- Died: 1175
- Occupation: baron
- Spouse: Alicia de Verdun
- Children: Hugh, Hamelin, Brice, William, Norman
- Parent: Robert Pantulf

= Ivo Pantulf =

Ivo Pantulf was an Anglo-Norman nobleman and feudal baron of Wem in Shropshire.

Pantulf was the son of Robert Pantulf, who was lord of Wem. He was probably born around 1114.

Pantulf is the witness on a document from Nicholas de Stafford to Kenilworth Priory in October 1130. He was a witness on a royal charter in 1137 or 1138.

Pantulf became lord of Wem on his father's death, which occurred sometime before 1137 or 1138. His holding of the lordship of Wem is considered to have made him the third Baron of Wem.

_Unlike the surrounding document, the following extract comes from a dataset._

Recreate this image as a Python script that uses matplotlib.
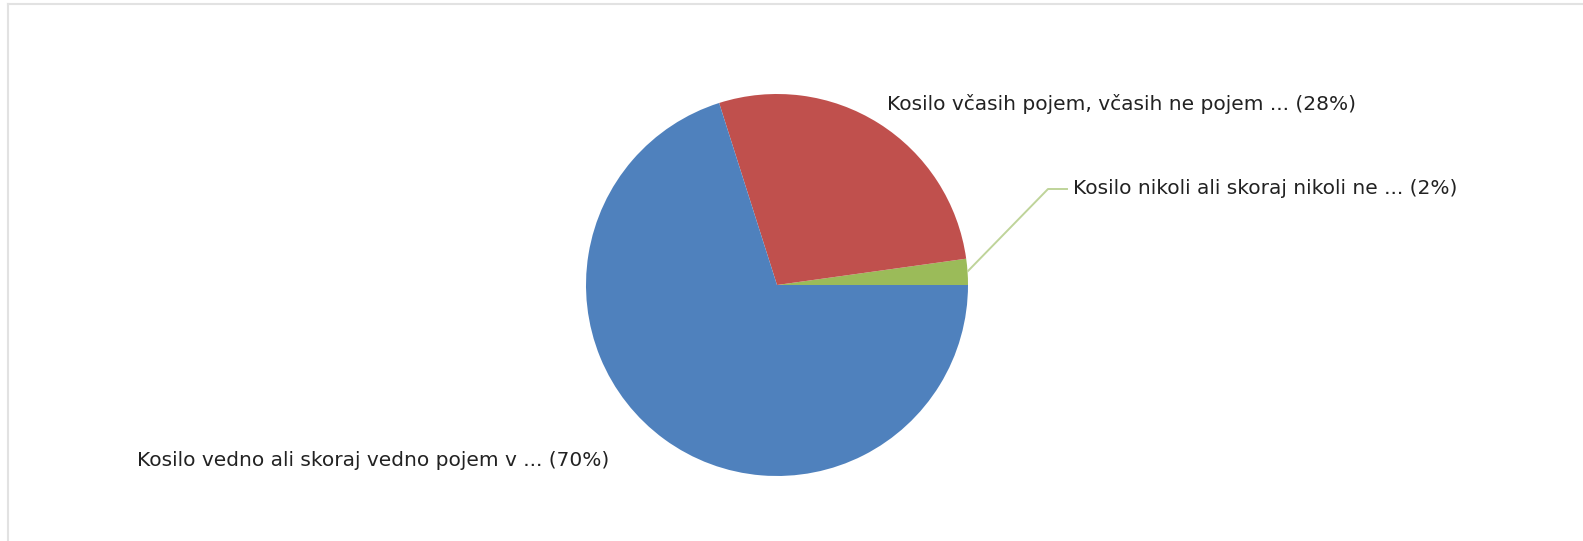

Pantulf gave lands to Shrewsbury Abbey between 1141 and 1155. He also gave lands to Combermere Abbey in the same period. He witnessed a few more charters between 1152 and 1160. Late in his life he gave land to Haughmond Abbey.

Pantulf married twice. From his first marriage, he had three sons – Hugh, Hamelin, and Brice. The second marriage was to Alicia de Verdun, either the daughter of Bertram II de Verdun and sister of Norman de Verdun of Alton Castle or the daughter of Norman de Verdun. He had two more sons – William and Norman – from his second marriage.

Pantulf died in 1175. His lands at Wem and its lordship went to his son Hugh.